**Task goal:** Repeat everything from the first line of the listing below through the line that contains "const rows = arr", exactly. Leave out pictures.
..........
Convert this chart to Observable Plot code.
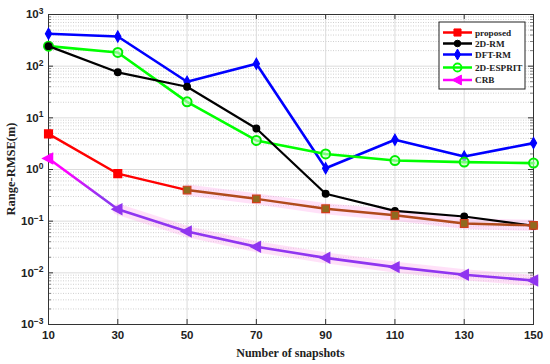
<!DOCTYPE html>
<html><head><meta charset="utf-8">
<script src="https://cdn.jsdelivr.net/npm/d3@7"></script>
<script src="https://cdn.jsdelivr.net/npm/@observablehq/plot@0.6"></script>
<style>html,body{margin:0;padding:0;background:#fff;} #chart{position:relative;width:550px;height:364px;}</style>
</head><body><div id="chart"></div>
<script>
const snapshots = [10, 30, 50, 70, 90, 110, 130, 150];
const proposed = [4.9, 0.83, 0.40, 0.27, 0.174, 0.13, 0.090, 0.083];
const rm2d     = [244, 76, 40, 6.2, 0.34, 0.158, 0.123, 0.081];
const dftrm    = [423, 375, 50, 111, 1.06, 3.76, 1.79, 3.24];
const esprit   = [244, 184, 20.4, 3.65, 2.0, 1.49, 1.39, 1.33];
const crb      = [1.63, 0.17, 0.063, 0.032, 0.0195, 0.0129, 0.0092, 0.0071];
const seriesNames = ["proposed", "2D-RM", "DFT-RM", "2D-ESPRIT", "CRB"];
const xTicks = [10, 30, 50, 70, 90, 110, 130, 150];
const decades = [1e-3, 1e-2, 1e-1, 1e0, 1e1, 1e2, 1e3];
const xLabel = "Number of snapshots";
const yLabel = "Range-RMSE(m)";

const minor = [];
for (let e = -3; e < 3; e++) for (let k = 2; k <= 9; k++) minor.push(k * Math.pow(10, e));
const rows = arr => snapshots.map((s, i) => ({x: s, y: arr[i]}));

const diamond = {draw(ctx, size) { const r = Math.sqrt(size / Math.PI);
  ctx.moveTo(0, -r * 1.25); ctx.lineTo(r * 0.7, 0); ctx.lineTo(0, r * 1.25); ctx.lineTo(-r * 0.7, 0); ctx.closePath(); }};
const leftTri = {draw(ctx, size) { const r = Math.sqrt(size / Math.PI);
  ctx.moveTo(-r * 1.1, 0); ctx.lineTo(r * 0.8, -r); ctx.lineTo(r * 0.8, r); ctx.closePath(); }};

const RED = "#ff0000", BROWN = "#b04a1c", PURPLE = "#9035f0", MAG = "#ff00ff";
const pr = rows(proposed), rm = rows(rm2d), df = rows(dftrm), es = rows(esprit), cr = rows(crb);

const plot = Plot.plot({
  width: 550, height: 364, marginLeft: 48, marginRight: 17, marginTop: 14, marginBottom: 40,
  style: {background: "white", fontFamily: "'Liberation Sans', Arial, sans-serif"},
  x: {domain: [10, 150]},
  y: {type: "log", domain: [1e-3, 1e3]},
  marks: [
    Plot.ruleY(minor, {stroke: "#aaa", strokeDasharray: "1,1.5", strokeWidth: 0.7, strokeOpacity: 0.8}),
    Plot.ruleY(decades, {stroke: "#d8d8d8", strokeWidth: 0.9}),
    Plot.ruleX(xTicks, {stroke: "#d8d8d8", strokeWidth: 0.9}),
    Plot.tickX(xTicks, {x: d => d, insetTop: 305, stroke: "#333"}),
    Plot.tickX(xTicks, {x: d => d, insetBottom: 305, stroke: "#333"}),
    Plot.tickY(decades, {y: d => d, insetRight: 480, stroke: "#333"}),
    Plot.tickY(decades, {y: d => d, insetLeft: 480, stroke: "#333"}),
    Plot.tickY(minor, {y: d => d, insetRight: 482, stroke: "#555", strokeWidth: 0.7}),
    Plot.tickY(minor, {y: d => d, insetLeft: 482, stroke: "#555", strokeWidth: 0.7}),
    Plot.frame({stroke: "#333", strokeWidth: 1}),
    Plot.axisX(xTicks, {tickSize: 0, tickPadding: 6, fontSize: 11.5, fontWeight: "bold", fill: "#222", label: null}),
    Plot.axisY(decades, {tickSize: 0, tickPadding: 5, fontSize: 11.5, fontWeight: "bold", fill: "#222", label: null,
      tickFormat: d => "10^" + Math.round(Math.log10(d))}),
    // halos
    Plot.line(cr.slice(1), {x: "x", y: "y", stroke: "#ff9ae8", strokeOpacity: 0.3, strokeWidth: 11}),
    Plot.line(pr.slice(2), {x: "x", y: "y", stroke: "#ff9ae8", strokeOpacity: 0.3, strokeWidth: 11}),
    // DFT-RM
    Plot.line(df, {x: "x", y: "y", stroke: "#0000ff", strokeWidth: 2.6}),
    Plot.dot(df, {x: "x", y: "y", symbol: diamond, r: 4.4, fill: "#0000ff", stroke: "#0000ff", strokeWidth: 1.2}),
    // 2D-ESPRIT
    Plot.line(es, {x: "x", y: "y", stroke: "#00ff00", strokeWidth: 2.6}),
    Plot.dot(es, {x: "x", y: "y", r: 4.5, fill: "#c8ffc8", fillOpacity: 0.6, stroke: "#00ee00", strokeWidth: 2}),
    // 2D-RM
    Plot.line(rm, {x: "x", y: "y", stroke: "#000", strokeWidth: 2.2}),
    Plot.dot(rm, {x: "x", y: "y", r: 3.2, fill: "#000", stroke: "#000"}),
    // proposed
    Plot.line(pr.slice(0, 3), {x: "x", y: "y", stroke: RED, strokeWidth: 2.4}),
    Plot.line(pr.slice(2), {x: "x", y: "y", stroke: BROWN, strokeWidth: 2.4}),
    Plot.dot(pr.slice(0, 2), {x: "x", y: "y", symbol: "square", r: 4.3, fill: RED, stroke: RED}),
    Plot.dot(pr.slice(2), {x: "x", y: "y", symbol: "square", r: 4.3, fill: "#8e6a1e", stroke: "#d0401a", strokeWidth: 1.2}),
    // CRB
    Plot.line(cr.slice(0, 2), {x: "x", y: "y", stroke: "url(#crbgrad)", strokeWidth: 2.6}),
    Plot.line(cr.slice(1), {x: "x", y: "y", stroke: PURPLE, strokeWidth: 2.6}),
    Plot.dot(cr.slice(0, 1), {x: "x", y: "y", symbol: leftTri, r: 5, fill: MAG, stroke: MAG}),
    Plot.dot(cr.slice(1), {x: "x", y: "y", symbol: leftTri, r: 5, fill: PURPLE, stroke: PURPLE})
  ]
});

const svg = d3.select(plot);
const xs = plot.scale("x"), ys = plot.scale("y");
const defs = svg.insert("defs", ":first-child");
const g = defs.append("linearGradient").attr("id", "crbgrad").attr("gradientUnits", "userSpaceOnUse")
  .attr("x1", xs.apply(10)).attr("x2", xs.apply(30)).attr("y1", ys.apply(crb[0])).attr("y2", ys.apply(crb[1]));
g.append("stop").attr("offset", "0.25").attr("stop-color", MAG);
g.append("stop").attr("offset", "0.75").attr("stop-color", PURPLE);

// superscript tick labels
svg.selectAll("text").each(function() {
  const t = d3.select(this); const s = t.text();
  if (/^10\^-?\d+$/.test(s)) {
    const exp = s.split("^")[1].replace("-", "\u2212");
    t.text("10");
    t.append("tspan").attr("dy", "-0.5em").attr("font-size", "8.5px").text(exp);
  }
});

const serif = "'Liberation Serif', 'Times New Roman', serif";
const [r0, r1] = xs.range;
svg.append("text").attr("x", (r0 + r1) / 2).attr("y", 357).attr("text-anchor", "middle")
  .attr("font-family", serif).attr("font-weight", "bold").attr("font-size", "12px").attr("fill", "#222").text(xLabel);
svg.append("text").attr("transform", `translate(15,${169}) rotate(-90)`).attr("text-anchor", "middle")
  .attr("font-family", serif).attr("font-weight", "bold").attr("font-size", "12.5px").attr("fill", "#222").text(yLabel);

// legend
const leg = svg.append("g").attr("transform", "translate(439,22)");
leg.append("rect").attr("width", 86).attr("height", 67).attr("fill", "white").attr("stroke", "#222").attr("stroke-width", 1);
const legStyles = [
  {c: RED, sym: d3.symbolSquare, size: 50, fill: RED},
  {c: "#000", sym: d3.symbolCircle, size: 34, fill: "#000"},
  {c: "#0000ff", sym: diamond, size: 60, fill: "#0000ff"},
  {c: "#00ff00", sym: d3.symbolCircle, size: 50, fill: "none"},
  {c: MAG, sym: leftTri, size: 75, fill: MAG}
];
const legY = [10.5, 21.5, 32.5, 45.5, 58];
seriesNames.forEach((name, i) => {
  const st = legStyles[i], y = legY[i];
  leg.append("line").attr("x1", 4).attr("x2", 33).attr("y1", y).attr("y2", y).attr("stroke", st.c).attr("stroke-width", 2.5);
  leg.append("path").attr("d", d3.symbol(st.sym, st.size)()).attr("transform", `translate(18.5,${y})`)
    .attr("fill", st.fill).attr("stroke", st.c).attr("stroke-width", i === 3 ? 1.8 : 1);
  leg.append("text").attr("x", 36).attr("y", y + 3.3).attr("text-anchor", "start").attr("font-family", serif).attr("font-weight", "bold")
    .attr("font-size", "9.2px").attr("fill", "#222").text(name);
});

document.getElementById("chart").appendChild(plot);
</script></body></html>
..........
**Solved problem:**
Convert this chart to Observable Plot code.
<!DOCTYPE html>
<html><head><meta charset="utf-8">
<script src="https://cdn.jsdelivr.net/npm/d3@7"></script>
<script src="https://cdn.jsdelivr.net/npm/@observablehq/plot@0.6"></script>
<style>html,body{margin:0;padding:0;background:#fff;} #chart{position:relative;width:550px;height:364px;}</style>
</head><body><div id="chart"></div>
<script>
const snapshots = [10, 30, 50, 70, 90, 110, 130, 150];
const proposed = [4.9, 0.83, 0.40, 0.27, 0.174, 0.13, 0.090, 0.083];
const rm2d     = [244, 76, 40, 6.2, 0.34, 0.158, 0.123, 0.081];
const dftrm    = [423, 375, 50, 111, 1.06, 3.76, 1.79, 3.24];
const esprit   = [244, 184, 20.4, 3.65, 2.0, 1.49, 1.39, 1.33];
const crb      = [1.63, 0.17, 0.063, 0.032, 0.0195, 0.0129, 0.0092, 0.0071];
const seriesNames = ["proposed", "2D-RM", "DFT-RM", "2D-ESPRIT", "CRB"];
const xTicks = [10, 30, 50, 70, 90, 110, 130, 150];
const decades = [1e-3, 1e-2, 1e-1, 1e0, 1e1, 1e2, 1e3];
const xLabel = "Number of snapshots";
const yLabel = "Range-RMSE(m)";

const minor = [];
for (let e = -3; e < 3; e++) for (let k = 2; k <= 9; k++) minor.push(k * Math.pow(10, e));
const rows = arr => snapshots.map((s, i) => ({x: s, y: arr[i]}));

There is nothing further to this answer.